April 10, 2016
For the seventh consecutive year, Harry Winston is unveiling it interpretation of contemporary haute horlogerie. Featuring two biaxial tourbillons and a creative, complex, and graphic aesthetic, the Histoire de Tourbillon 7 takes another step forward in the world of high-end watchmaking. hile I thought the recent Opus 14 missed the mark a bit in terms of its aesthetic, this piece is exceptional in its design.
Having already explored other complex variations on the tourbillon – biaxial, triaxial, double or coupled with a carrousel – Harry Winston has with the Histoire de Tourbillon 7 opted to feature two biaxial tourbillons, which I would say are boldly presented. But let’s start at the right side of the dial. It features a pyramid-cut reading area that houses the hour and minute hands. It is surrounded by indexable inserts that form a tilted three-dimensional hour circle, further extended by a long strip in either red aluminum or anthracite (depending on the version) which extends out and to the left to frame the two biaxial tourbillons.
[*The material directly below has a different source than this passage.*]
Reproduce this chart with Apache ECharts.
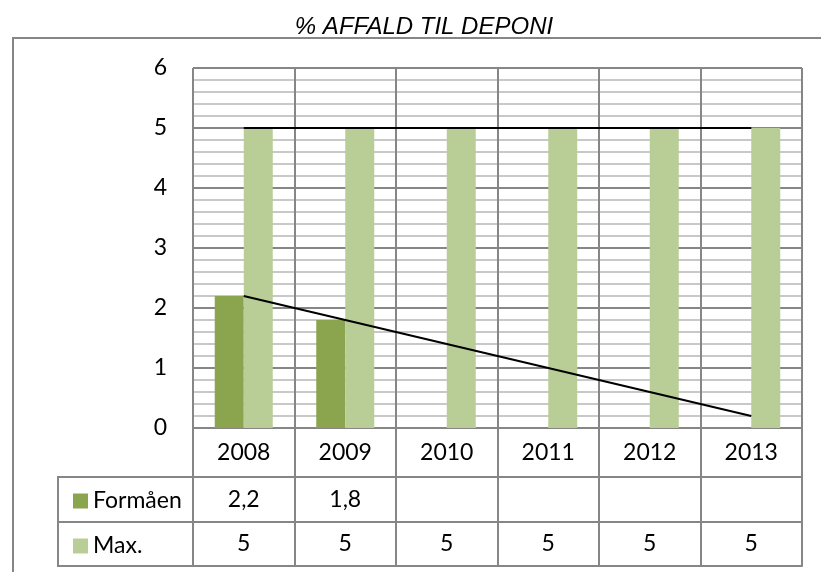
<!DOCTYPE html>
<html>
<head>
<meta charset="utf-8">
<script src="https://cdn.jsdelivr.net/npm/echarts@6/dist/echarts.min.js"></script>
<style>
  html, body { margin: 0; padding: 0; background: #fff; }
  #main { width: 821px; height: 572px; }
</style>
</head>
<body>
<div id="main"></div>
<script>
// data
var years = ["2008", "2009", "2010", "2011", "2012", "2013"];
var formaaen = [2.2, 1.8, null, null, null, null];
var maxValues = [5, 5, 5, 5, 5, 5];
// linear trend lines
var trendFormaaen = [2.2, 1.8, 1.4, 1.0, 0.6, 0.2];
var trendMax = [5, 5, 5, 5, 5, 5];
var yTicks = [0, 1, 2, 3, 4, 5, 6];

var gridColor = "#868686";
var minorColor = "#c8c8c8";
var font = "Lato";

function cellText(arr) {
  return function (value, index) {
    var v = arr[index];
    if (v === null || v === undefined) return "";
    return String(v).replace(".", ",");
  };
}

// table row axis (horizontal line + vertical cell borders + values)
function rowAxis(offset, rowHeight, formatter) {
  return {
    type: "category",
    data: years,
    position: "bottom",
    offset: offset,
    boundaryGap: true,
    axisLine: { show: true, lineStyle: { color: gridColor, width: 2 } },
    axisTick: { show: true, interval: 0, length: rowHeight, lineStyle: { color: gridColor, width: 2 } },
    axisLabel: {
      show: true,
      interval: 0,
      margin: rowHeight / 2,
      verticalAlign: "middle",
      color: "#000",
      fontFamily: font,
      fontSize: 23,
      formatter: formatter
    },
    splitLine: { show: false }
  };
}

var chart = echarts.init(document.getElementById("main"));

var xHeader = rowAxis(0, 49, function (v) { return v; });
xHeader.splitLine = { show: true, interval: 0, lineStyle: { color: gridColor, width: 2 } };
var xBottom = rowAxis(138, 0, function () { return ""; });
xBottom.axisTick = { show: false };
xBottom.axisLabel = { show: false };

chart.setOption({
  animation: false,
  title: {
    text: "% AFFALD TIL DEPONI",
    left: 419,
    textAlign: "center",
    top: 10,
    textStyle: {
      fontFamily: "Liberation Sans",
      fontStyle: "italic",
      fontWeight: "normal",
      fontSize: 24,
      color: "#000"
    }
  },
  legend: {
    data: ["Formåen", "Max."],
    orient: "vertical",
    left: 68,
    top: 483,
    itemGap: 19,
    itemWidth: 15,
    itemHeight: 15,
    icon: "rect",
    selectedMode: false,
    textStyle: { fontFamily: font, fontSize: 23, lineHeight: 26, color: "#000" }
  },
  grid: { left: 193, right: 19, top: 68, bottom: 144 },
  xAxis: [
    xHeader,
    rowAxis(49, 45, cellText(formaaen)),
    rowAxis(94, 44, cellText(maxValues)),
    xBottom
  ],
  yAxis: {
    type: "value",
    min: yTicks[0],
    max: yTicks[yTicks.length - 1],
    interval: 1,
    axisLine: { show: false },
    axisTick: { show: false },
    axisLabel: { margin: 26, color: "#000", fontFamily: font, fontSize: 23 },
    splitLine: { show: true, lineStyle: { color: gridColor, width: 2 } },
    minorTick: { show: false, splitNumber: 5 },
    minorSplitLine: { show: true, lineStyle: { color: minorColor, width: 2 } }
  },
  graphic: [
    {
      type: "rect",
      shape: { x: 13, y: 38, width: 900, height: 700 },
      style: { fill: null, stroke: gridColor, lineWidth: 2 },
      silent: true,
      z: -1
    },
    {
      type: "rect",
      shape: { x: 58, y: 477, width: 135, height: 89 },
      style: { fill: null, stroke: gridColor, lineWidth: 2 },
      silent: true
    },
    {
      type: "line",
      shape: { x1: 58, y1: 522, x2: 193, y2: 522 },
      style: { stroke: gridColor, lineWidth: 2 },
      silent: true
    }
  ],
  series: [
    {
      name: "Formåen",
      type: "bar",
      barWidth: 29,
      barGap: "0%",
      itemStyle: { color: "#8aa54e" },
      data: formaaen
    },
    {
      name: "Max.",
      type: "bar",
      barWidth: 29,
      barGap: "0%",
      itemStyle: { color: "#b9cd96" },
      data: maxValues
    },
    {
      name: "Lineær (Formåen)",
      type: "line",
      symbol: "none",
      z: 5,
      lineStyle: { color: "#000", width: 2 },
      data: trendFormaaen
    },
    {
      name: "Lineær (Max.)",
      type: "line",
      symbol: "none",
      z: 5,
      lineStyle: { color: "#000", width: 2 },
      data: trendMax
    }
  ]
});
</script>
</body>
</html>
I’ll rely mostly on Harry Winston’s words to describe the construction and intricacies of the double bi-axial toubillons:
“The first tourbillon cage moves into a second cage and both turn on a different axis. The tourbillon’s first cage completes its rotation in 45 seconds, with a balance wheel that is tilted 30 degrees. The second tourbillon and the balance wheel rotate once per 75 seconds and its two cages are nested one inside the other. (Ed.’s note: Essentially the interior tourbillon cages have a 45 second rotation while the exterior cages have a 75 second rotation.)
The two tourbillons, though identical in structure, frequency and speed, have their own behavior, due to their different positions in space. To reconcile the operation of these two rotating time-regulating bodies, the Histoire de Tourbillon 7 uses a spherical differential that optimizes performance, by connecting the two tourbillons – which have subtly different operations – and creating an average. The Histoire de Tourbillon 7 leverages the accuracy of two exceptional tourbillons and extracts the best performance.”
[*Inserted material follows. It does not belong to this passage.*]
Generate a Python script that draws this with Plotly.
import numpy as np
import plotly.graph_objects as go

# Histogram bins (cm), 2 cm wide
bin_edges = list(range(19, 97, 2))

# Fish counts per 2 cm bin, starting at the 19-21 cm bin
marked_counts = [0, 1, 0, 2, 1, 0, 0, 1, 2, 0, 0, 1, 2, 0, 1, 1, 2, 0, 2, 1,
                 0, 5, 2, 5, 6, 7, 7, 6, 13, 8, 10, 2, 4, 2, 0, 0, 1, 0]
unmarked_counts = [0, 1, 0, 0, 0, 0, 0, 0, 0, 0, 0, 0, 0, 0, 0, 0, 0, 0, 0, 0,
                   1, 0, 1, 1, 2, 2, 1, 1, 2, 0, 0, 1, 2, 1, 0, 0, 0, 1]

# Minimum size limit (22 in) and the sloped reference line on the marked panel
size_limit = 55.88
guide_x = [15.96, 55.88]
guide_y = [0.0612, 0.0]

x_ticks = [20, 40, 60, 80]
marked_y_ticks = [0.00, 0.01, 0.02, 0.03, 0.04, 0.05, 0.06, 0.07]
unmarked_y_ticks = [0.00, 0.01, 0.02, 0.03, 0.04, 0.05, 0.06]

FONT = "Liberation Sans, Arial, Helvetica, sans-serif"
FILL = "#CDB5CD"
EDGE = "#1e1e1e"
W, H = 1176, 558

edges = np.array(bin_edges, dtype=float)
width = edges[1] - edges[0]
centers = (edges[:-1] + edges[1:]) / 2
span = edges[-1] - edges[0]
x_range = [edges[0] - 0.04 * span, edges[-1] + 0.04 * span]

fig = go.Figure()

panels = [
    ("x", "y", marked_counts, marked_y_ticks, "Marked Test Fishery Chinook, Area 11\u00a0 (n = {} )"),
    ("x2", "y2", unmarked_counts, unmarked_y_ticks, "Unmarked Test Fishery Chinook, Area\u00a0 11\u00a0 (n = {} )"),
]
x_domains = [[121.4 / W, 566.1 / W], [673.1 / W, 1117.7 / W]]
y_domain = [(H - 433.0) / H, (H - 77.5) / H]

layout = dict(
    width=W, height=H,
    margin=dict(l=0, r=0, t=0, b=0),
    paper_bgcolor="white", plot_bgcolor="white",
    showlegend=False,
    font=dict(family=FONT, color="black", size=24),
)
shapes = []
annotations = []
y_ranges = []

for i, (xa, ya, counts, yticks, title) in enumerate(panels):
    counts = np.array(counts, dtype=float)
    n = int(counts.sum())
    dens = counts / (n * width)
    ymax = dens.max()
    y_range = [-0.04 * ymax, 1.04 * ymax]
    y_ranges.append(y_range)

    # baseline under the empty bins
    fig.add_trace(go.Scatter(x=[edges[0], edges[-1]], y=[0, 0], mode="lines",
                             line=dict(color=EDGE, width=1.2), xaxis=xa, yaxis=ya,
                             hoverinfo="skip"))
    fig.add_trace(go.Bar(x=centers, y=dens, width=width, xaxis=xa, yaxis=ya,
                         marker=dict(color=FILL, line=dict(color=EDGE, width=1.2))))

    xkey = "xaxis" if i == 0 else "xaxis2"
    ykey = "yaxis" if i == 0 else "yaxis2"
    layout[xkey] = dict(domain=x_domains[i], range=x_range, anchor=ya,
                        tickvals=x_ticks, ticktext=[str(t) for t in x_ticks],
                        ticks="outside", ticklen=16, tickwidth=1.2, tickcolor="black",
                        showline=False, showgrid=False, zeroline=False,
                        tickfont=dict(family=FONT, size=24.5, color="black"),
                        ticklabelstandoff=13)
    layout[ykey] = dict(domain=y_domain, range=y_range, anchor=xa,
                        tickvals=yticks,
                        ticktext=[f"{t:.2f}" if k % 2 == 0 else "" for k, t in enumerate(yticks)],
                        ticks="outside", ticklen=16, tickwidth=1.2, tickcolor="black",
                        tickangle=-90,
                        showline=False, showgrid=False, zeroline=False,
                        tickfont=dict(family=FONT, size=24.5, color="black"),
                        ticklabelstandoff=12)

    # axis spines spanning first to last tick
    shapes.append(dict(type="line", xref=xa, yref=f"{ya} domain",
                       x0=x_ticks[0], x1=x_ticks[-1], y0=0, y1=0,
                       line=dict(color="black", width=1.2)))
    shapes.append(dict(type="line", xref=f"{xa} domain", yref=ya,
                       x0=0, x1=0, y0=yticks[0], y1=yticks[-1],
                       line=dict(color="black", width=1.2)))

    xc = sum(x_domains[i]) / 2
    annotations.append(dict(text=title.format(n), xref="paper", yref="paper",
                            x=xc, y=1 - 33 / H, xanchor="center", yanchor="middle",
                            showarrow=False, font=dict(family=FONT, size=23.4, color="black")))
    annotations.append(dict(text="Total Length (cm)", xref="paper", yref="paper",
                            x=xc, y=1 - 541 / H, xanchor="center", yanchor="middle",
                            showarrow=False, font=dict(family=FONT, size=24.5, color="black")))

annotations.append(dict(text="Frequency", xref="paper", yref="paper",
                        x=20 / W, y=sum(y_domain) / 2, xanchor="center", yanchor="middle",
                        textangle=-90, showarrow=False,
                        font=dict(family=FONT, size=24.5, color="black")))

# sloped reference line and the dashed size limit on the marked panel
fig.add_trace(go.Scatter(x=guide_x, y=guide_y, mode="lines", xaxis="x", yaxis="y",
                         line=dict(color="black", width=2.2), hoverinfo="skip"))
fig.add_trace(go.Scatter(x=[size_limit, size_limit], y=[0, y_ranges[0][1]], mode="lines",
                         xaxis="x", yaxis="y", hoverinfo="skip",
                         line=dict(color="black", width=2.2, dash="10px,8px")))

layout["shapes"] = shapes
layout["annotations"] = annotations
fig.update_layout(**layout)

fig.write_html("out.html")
At the bottom of the dial is a rolling/cylindrical power reserve indicator (up to 55 hours).
The Caliber HW4502 is obiously quite complex — 507 components in total, with 117 components for each biaxial tourbillon, and 84 jewels. It operates at a frequency of 3 Hz (21,600 vph) and requires manual winding. The bottom plate and bridges are made of titanium.
What is not apparent from the images is the rather large size of this watch. The caliber itself is very large, measuring in at 43.5mm in diameter. This then carries forth to the 18K white gold case, which measures in at a whopping 50.9mm in diameter! And thanks to the space required by the tourbillons, it is also on the thicker side, at 17.9mm. Of course crown guard is in the form of the iconic Harry Winston logo – three arches that represent the entrance to the House’s legendary Fifth Avenue flagship salon in New York – a Harry Winston signature.
All said and done, the Histoire de Tourbillon 7 is no doubt an extraordinary timepiece. And like its six predecessors, production will be limited to only 20 timepieces in total: 10 pieces for the red version and 10 pieces for the anthracite version.